Mal eben das Handy gezückt, um die Langeweile der Gegenwart zu überbrücken, bis ein besserer Moment auftaucht – wie will ich den erkennen, wenn ich meine Umgebung gar nicht wahrnehme, weil meine Augen auf einen kleinen Bildschirm fokussiert sind?

Ein Stückchen Urlaub nach Monaten voll erschwerlicher Arbeit – wer weiß, ob ich dann überhaupt noch lebe, um den Urlaub genießen zu können?
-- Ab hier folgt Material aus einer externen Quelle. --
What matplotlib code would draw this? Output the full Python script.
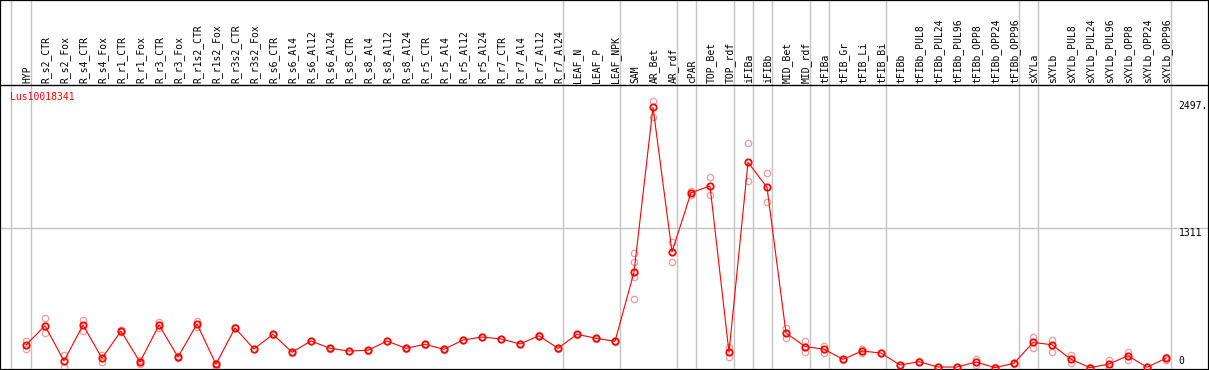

Kann ich mir den nicht schon jetzt erlauben?

Der Traum einer sicheren Rente mit Aussicht auf ein paar Jahre, in denen ich tun und lassen kann, was ich möchte, nachdem ich Jahrzehnte diszipliniert und straff für die Träume anderer geschuftet habe – warum so lang warten und nicht schon heute an der Umsetzung der eigenen Träume arbeiten? Wer weiß, ob mein Körper in 40 Jahren überhaupt noch dazu in der Lage sein wird?

Ewiges Leben und Paradies nach dem Tod, wenn wir uns in unserem Leben so beschränken,  wie es in Büchern geschrieben steht, weil es dort so geschrieben steht – wie toll kann das bitte sein, wenn dort nur Seelen leben, die meine Werte nicht teilen, und es kein Ende gibt? Was wenn ich trotzdem nicht reingelassen werde, obwohl ich mein Leben nicht so gelebt habe, wie ich gern gewollt hätte? Oder wie reagiere ich, wenn es doch nur dieses eine Leben und nichts nach dem Tod gibt?

Eine Frage des Umgangs

“Was bin ich froh, wenn das vorbei ist.”, höre ich so oft; sei es in den stressigen Phasen während der Schule, Uni, Arbeit, bei Krankheit oder Wartezeiten. Ich finde das ganz schön respektlos. Respektlos der eigenen Zeit gegenüber.

Ist es nicht pervers, dass wir uns wünschen, ein Teil unseres Lebens wäre schon jetzt vorbei? Lebensbejahend ist es jedenfalls nicht.

Deshalb bin ich dankbar für Frau R. und stelle mich seit jeher bewusst bei ihr an. Weil sie den Stress-Strom unterbricht und Paroli bietet. Diese Schnell-Schneller-Am-Schnellsten-Spielchen nicht mitspielt. Und mir immer wieder vor Augen führt, mich und meine kostbare Zeit nicht wichtiger zu nehmen, als sie sind.

Hast du auch eine Frau R. in deinem Leben?

Alles Liebe,
Philpp

 

2 Kommentare

Antworten

  1. Hallo Philipp!

    Über dieses Thema habe ich im Rahmen von meinem Achtsamkeitsprojekt länger nachgedacht. Im Grunde ist es mit dem “Zeit voran treiben” und sich “beeilen” ja doch so, dass wir – in letzter Konsequenz gedacht – schneller unserem Tod entgegen eilen statt unser Leben zu genießen. Macht nicht wirklich viel Sinn, oder?

    Schöne Geschichte und schöne Beobachtung!

    lg
    Maria

    • Hallo Maria,

      vielen Dank!

      Ja, das finde ich auch. Der Wunsch nach dem Vorbeirauschen der Zeit klingt wie Sehnsucht nach dem eigenen Tod. Vermutlich sind sich viele dessen nur nicht bewusst. Dabei würde es doch reichen, wieder zu lernen, auch zähe Momente mal auszuhalten.